> [REQUIRED WORK]: Say how many lines contain the word "Output". Only the number should be given.

>> Begin INFORMATION SUPPLIED

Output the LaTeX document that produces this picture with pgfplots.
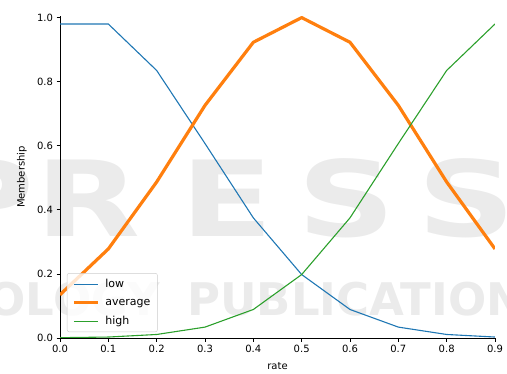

>> End INFORMATION SUPPLIED
>> Begin INFORMATION SUPPLIED

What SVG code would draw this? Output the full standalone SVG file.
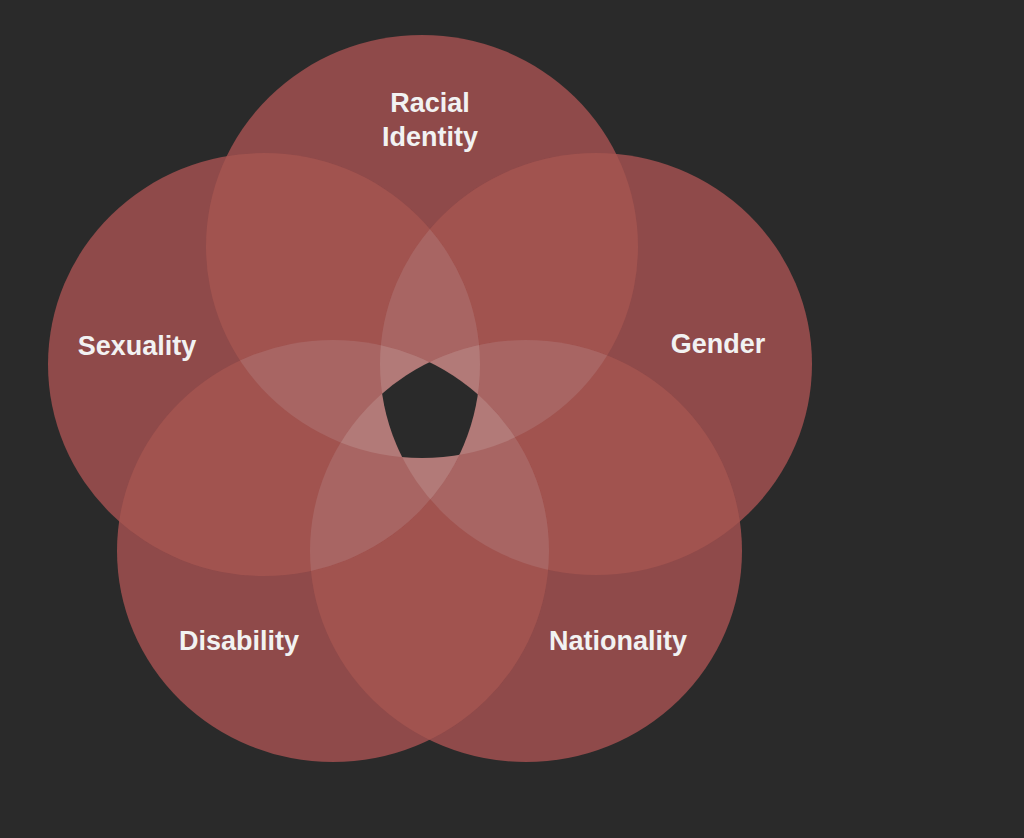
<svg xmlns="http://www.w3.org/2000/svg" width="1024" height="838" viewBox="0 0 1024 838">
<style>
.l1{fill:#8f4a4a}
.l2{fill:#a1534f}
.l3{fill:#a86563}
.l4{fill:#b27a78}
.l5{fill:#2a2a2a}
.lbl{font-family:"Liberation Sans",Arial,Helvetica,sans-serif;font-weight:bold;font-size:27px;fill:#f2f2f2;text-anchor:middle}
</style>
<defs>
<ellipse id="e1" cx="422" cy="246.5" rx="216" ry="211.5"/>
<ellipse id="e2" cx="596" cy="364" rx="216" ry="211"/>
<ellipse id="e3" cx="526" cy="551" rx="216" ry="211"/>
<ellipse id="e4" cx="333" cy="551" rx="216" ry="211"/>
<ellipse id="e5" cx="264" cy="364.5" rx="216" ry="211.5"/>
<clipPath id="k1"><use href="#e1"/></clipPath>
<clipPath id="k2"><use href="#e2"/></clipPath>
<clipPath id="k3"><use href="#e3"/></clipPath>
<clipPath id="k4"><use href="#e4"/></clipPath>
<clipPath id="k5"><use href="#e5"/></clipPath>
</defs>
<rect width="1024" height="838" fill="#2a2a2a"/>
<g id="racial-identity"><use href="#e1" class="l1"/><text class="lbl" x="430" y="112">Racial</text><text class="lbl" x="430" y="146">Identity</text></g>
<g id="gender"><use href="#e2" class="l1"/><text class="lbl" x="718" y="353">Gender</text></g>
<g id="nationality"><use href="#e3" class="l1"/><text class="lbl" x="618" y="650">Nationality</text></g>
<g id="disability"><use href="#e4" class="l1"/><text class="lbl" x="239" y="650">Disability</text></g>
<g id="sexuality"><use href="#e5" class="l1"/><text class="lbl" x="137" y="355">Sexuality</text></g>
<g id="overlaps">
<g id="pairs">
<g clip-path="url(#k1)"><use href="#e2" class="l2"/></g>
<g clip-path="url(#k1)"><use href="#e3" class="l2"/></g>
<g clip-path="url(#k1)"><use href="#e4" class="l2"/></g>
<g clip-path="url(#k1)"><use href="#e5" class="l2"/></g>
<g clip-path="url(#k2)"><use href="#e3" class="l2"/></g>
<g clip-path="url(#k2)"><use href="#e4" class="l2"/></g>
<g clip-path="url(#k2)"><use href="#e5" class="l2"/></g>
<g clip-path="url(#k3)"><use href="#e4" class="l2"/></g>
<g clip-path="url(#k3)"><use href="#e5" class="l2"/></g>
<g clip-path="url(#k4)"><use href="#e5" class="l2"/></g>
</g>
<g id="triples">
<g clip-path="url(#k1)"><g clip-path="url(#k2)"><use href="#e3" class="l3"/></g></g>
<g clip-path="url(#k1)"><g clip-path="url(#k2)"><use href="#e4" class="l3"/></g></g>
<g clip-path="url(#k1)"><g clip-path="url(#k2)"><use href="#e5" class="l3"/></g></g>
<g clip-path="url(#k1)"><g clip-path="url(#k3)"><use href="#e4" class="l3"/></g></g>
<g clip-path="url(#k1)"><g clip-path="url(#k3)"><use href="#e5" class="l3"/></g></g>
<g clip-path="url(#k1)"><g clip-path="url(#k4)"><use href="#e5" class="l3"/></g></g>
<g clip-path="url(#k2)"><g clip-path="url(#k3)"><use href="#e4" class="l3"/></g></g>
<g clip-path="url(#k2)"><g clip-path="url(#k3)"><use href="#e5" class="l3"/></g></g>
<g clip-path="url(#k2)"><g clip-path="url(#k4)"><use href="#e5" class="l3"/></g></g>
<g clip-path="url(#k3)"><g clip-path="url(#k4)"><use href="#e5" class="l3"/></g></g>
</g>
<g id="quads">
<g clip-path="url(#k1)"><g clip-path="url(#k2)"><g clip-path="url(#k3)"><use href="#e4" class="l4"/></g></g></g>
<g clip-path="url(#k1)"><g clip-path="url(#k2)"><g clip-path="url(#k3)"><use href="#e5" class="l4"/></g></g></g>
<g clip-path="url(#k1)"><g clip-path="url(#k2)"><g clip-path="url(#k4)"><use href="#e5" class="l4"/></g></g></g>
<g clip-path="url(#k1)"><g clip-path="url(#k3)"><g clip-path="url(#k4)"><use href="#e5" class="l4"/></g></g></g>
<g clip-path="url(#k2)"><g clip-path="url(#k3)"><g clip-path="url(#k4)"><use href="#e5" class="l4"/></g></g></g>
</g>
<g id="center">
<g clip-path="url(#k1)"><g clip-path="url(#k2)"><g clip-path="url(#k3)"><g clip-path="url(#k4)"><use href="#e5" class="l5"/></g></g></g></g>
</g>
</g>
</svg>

>> End INFORMATION SUPPLIED

> [ANSWER TO THIS EXERCISE]: 2